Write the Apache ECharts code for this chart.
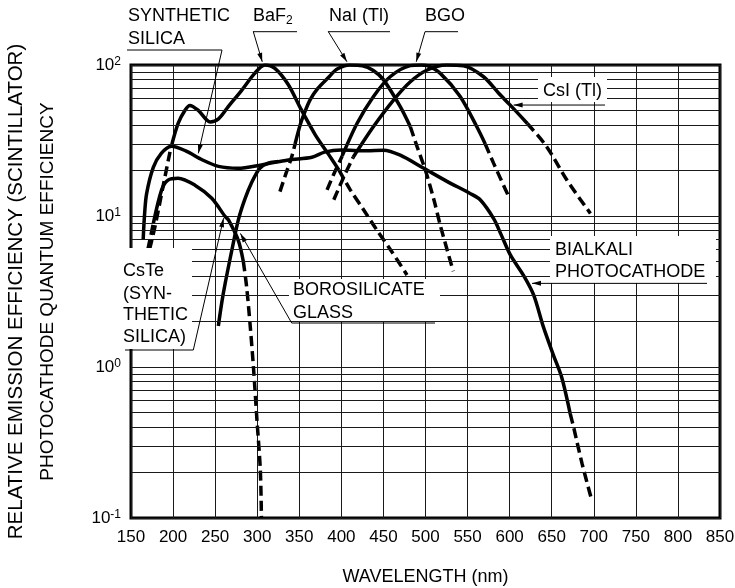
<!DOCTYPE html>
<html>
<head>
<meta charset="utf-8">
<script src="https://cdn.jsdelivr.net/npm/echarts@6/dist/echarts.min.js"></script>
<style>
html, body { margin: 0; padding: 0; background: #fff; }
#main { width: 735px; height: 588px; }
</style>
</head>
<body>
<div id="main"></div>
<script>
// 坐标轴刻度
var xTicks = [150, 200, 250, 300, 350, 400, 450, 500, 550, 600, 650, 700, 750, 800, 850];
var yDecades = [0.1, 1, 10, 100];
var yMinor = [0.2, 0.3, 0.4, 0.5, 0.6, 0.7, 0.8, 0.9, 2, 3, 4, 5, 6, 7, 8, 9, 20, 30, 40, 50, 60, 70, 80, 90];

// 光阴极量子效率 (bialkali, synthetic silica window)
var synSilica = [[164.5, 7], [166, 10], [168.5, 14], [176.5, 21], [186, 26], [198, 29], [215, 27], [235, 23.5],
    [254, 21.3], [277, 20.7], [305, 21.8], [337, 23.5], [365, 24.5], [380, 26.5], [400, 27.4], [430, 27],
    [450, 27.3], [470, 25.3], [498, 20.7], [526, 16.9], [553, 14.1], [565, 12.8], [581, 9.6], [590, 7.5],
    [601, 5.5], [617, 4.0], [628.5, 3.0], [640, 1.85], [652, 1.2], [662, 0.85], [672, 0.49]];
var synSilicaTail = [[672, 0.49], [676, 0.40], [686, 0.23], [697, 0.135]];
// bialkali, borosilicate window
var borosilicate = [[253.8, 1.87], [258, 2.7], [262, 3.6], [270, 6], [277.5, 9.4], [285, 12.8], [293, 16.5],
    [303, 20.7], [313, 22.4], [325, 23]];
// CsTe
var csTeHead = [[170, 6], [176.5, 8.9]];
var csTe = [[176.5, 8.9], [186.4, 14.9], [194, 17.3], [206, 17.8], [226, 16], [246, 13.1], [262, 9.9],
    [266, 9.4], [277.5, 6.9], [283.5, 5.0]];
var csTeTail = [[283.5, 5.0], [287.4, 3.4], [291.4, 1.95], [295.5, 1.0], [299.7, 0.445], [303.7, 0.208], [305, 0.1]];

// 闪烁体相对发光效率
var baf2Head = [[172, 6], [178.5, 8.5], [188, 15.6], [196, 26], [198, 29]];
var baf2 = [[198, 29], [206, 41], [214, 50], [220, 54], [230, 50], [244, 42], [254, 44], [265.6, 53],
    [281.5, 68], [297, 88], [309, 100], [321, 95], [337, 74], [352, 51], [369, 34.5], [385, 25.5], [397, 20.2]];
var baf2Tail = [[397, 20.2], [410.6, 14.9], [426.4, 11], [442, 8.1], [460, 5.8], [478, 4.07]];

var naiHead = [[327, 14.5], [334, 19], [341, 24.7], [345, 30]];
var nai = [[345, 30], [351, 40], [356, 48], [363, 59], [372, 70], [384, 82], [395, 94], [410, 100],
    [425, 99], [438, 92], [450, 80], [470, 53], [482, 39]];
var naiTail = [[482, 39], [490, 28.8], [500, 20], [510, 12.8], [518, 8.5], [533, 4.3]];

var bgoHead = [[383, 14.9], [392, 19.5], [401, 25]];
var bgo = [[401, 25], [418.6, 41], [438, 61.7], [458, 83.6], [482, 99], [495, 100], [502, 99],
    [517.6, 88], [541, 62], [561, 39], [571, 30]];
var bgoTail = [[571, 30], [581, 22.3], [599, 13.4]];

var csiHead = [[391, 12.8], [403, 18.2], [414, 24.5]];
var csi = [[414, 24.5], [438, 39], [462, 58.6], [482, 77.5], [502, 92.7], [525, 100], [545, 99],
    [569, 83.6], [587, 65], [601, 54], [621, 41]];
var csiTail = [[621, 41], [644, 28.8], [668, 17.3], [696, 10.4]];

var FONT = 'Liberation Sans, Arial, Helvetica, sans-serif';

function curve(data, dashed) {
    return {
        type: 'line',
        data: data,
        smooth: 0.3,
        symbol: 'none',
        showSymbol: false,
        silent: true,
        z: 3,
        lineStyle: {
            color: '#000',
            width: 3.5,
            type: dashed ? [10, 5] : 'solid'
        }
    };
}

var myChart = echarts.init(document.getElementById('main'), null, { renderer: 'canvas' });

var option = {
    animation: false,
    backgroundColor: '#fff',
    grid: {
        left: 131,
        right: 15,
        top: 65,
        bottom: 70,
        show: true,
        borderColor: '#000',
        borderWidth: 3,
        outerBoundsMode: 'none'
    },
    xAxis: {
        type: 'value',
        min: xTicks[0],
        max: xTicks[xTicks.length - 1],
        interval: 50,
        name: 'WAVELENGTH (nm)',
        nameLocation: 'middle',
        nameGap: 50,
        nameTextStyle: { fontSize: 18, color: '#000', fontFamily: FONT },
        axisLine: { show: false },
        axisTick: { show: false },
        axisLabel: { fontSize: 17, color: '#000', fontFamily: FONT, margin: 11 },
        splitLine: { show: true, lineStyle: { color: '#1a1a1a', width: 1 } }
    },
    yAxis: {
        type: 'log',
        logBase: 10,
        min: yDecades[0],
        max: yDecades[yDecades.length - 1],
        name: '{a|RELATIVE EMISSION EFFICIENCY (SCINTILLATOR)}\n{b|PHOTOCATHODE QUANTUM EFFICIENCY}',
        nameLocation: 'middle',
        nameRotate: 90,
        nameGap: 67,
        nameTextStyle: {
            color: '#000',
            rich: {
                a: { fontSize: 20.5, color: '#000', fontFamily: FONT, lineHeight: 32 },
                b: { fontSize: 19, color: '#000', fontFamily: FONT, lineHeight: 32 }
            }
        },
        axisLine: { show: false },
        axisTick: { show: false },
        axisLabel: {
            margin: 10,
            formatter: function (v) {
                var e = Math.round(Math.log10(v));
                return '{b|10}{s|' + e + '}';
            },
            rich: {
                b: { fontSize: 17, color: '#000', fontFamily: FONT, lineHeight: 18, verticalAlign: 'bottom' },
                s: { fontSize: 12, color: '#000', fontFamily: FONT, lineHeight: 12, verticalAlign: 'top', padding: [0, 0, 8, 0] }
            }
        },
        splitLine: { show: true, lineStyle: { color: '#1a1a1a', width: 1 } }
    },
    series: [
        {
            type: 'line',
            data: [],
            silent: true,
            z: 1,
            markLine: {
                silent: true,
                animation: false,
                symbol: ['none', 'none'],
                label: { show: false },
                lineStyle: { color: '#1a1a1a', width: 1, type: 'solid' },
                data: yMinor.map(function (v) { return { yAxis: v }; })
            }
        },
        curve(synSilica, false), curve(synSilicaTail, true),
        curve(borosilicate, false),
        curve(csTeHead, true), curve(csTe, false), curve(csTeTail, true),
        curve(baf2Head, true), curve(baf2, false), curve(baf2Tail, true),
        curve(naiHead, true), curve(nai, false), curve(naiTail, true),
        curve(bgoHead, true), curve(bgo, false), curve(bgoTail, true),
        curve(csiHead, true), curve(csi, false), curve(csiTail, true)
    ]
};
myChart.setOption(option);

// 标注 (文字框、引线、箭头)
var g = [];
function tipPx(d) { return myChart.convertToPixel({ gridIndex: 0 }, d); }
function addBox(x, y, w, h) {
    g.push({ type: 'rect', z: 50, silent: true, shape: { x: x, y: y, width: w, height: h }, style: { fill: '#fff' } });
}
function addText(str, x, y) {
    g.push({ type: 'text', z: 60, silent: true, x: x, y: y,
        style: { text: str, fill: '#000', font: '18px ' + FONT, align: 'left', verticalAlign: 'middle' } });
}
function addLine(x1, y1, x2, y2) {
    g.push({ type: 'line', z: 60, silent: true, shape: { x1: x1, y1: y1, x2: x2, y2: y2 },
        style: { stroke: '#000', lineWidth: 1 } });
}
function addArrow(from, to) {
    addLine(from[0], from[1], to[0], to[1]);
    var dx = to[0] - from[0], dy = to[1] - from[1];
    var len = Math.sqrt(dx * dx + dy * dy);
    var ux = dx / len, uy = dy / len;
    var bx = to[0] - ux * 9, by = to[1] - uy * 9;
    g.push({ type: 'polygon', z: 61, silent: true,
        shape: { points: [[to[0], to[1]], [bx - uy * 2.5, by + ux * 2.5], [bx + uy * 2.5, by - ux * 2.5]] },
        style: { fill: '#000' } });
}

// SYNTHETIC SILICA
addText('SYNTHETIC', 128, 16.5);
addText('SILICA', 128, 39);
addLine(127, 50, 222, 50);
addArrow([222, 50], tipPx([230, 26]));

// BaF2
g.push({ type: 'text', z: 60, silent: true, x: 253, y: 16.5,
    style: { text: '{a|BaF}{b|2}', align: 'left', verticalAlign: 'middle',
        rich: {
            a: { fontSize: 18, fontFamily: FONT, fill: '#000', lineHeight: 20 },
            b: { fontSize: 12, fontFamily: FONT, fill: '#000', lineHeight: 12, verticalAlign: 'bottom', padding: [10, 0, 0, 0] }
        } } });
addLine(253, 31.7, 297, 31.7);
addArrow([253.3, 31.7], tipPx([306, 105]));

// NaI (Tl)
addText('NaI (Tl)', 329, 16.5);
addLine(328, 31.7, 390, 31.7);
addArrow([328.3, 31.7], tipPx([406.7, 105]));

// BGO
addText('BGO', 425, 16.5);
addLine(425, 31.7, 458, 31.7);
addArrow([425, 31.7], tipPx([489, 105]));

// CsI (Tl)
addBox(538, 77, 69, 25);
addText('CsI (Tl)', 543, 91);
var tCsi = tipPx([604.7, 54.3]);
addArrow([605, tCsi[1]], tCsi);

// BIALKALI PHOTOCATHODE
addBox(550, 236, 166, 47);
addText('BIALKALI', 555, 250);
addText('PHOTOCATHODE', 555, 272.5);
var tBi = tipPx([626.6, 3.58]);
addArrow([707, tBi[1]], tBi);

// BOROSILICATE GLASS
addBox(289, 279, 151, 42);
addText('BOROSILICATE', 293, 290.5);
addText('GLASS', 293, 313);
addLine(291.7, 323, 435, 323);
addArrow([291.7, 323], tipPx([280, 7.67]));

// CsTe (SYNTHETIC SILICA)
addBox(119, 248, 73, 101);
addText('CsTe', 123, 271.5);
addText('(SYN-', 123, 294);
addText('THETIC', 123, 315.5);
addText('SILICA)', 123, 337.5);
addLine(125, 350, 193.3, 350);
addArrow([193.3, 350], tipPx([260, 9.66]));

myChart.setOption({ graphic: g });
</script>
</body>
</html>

▶ **GOAL OF THE EXERCISE**
From the first line above to the line containing "70, 80, 90];", repeat each line exactly. Pictures stay out.

▶ **TASK ANSWER**
Write the Apache ECharts code for this chart.
<!DOCTYPE html>
<html>
<head>
<meta charset="utf-8">
<script src="https://cdn.jsdelivr.net/npm/echarts@6/dist/echarts.min.js"></script>
<style>
html, body { margin: 0; padding: 0; background: #fff; }
#main { width: 735px; height: 588px; }
</style>
</head>
<body>
<div id="main"></div>
<script>
// 坐标轴刻度
var xTicks = [150, 200, 250, 300, 350, 400, 450, 500, 550, 600, 650, 700, 750, 800, 850];
var yDecades = [0.1, 1, 10, 100];
var yMinor = [0.2, 0.3, 0.4, 0.5, 0.6, 0.7, 0.8, 0.9, 2, 3, 4, 5, 6, 7, 8, 9, 20, 30, 40, 50, 60, 70, 80, 90];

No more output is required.